Streaming Review

Sharper review – New York-set psychological thriller is unoriginally blunt

Despite a stacked cast and an intriguing set-up, Benjamin Caron’s twisty film eventually gets caught in its own web of cons

Sharper begins with the ominous tick of a Swiss-made clock. Is the second hand counting up or down to something, we ask? The dichotomy of perspective, and the moldability of the mind, lies at the core of this brash psychological thriller from filmmaker Benjamin Caron, in which he tasks himself with an abundance of directorial sleight of hand flourishes. As Sharper tries hard to keep you second-guessing, though, the film’s initial razor-sharp edge is ground down beyond repair, leaving it dulled and blunt.

Introductions of bookish Tom (Justice Smith) and Jane Eyre-loving, Italian-speaking PhD student Sandra (Briana Middleton) resemble an New York-based rom-com meet-cute. But nothing in this con-man drama is quite as it seems. Sandra, it turns out, is Sandy, a woman on parole with three strikes against her name. Enter a gum-chewing, sleek-haired Sebastian Stan as Max, as though rehashing his bloodthirsty character in Fresh – but this time he’s a puppet master out for cold, hard cash instead of limbs. He gives Sandy a roof over her head and a purpose: to lure their mark into a trap that looks like love.

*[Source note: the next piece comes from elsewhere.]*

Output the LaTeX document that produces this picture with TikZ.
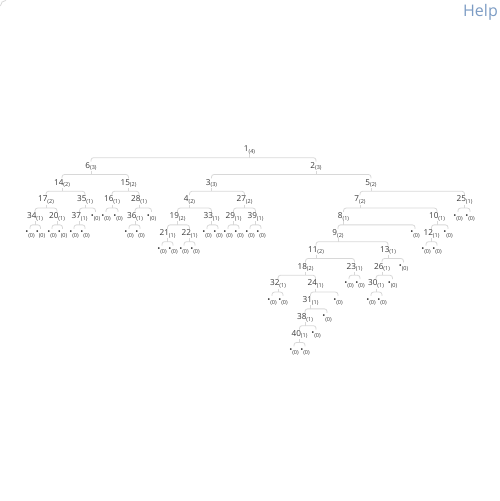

Brazen with subversion, Sharper swindles itself with lamented dialogue and hollow characters. Max and Sandy prove to be as fleeting as Tom and Sandra. As soon as we're embedded with these pairs, we’re suddenly swept away to another side of the city and into a different penthouse suite. At the point of intertwining narrative threads, the introductions of Madeline (Julianne Moore) and her billionaire beau Richard (John Lithgow) are frustratingly opaque in intention – the tells are far too obvious. It keeps you on your toes, sure, but it’ll leave you wishing Brian Gatewood and Alessandro Tanaka’s script just took a moment to breathe.

Also, for a big city drama, there’s a real lack of grittiness underscoring elevated shots of skyscrapers and boardrooms. The film is all about outward appearances and yet Sharper will have you craving some jagged edges to snag this tale in a different direction. The film’s shining centrepiece is not a sleek sequence but a needle-drop moment of Stan and Moore dancing to Don Henley’s “Dirty Laundry.” Such indulgences never feel earned. The pair are strong, but newcomer Briana Middleton really glitters amid the city’s glossy shine, fluctuating between two people who share the same body with uncanny stealth.

Title cards divide the film into character-focused chapters, with an aim of peeling back new perspectives on the same players. It’s a nifty card trick, at first, but eventually it’s laborious and turns exposition into a clumsily chronological affair. Sharper initially bears the flashy sheen of a designer watch – but look closely and you may notice it’s not an original after all.

Sharper is released on Apple TV+ on February 17.